WHAT THIS TASK INVOLVES: Everything in the data should be repeated exactly, save for the images.

[Start DATA EXCERPT]

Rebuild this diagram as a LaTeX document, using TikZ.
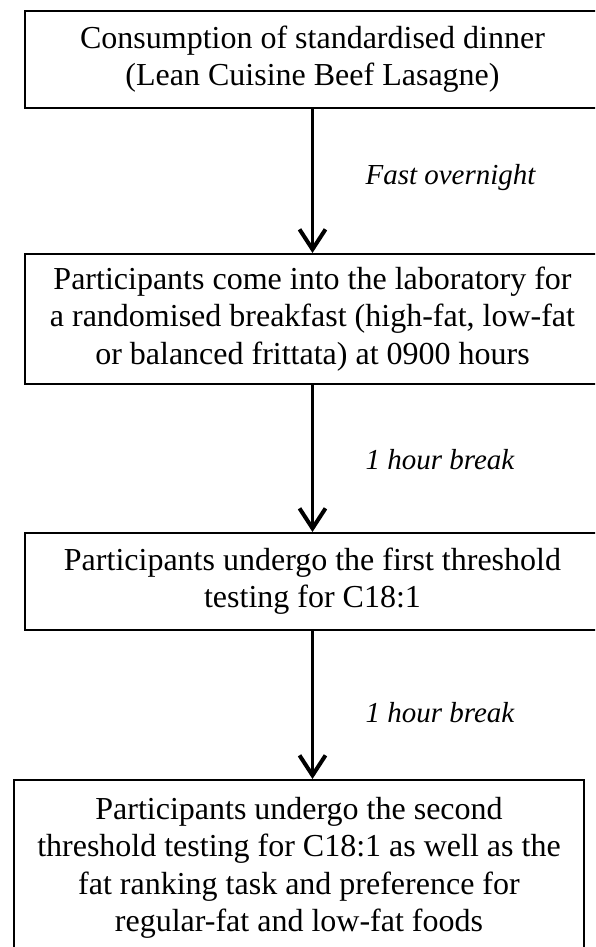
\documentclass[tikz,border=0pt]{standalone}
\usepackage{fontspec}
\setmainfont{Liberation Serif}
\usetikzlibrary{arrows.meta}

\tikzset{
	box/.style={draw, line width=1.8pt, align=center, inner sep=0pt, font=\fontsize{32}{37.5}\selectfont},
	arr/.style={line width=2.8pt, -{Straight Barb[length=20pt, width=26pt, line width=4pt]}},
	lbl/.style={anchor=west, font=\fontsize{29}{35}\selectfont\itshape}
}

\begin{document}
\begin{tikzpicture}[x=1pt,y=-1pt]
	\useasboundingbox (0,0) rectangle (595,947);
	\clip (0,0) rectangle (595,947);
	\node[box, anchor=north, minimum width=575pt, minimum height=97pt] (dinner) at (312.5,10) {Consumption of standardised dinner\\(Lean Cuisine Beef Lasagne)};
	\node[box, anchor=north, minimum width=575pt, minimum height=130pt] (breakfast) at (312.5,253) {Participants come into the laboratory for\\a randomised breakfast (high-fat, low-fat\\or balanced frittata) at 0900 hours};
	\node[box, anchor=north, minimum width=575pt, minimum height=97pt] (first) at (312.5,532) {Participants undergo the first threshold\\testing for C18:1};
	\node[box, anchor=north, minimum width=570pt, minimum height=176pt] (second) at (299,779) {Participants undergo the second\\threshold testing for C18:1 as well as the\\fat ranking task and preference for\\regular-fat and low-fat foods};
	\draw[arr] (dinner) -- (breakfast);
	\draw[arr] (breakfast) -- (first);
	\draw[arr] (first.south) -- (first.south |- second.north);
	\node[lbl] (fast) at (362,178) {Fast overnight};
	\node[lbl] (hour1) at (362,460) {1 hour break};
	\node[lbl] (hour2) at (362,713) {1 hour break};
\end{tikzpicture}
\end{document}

[End DATA EXCERPT]

RESULT FOR THIS TASK:
Rebuild this diagram as a LaTeX document, using TikZ.
\documentclass[tikz,border=0pt]{standalone}
\usepackage{fontspec}
\setmainfont{Liberation Serif}
\usetikzlibrary{arrows.meta}

\tikzset{
	box/.style={draw, line width=1.8pt, align=center, inner sep=0pt, font=\fontsize{32}{37.5}\selectfont},
	arr/.style={line width=2.8pt, -{Straight Barb[length=20pt, width=26pt, line width=4pt]}},
	lbl/.style={anchor=west, font=\fontsize{29}{35}\selectfont\itshape}
}

\begin{document}
\begin{tikzpicture}[x=1pt,y=-1pt]
	\useasboundingbox (0,0) rectangle (595,947);
	\clip (0,0) rectangle (595,947);
	\node[box, anchor=north, minimum width=575pt, minimum height=97pt] (dinner) at (312.5,10) {Consumption of standardised dinner\\(Lean Cuisine Beef Lasagne)};
	\node[box, anchor=north, minimum width=575pt, minimum height=130pt] (breakfast) at (312.5,253) {Participants come into the laboratory for\\a randomised breakfast (high-fat, low-fat\\or balanced frittata) at 0900 hours};
	\node[box, anchor=north, minimum width=575pt, minimum height=97pt] (first) at (312.5,532) {Participants undergo the first threshold\\testing for C18:1};
	\node[box, anchor=north, minimum width=570pt, minimum height=176pt] (second) at (299,779) {Participants undergo the second\\threshold testing for C18:1 as well as the\\fat ranking task and preference for\\regular-fat and low-fat foods};
	\draw[arr] (dinner) -- (breakfast);
	\draw[arr] (breakfast) -- (first);
	\draw[arr] (first.south) -- (first.south |- second.north);
	\node[lbl] (fast) at (362,178) {Fast overnight};
	\node[lbl] (hour1) at (362,460) {1 hour break};
	\node[lbl] (hour2) at (362,713) {1 hour break};
\end{tikzpicture}
\end{document}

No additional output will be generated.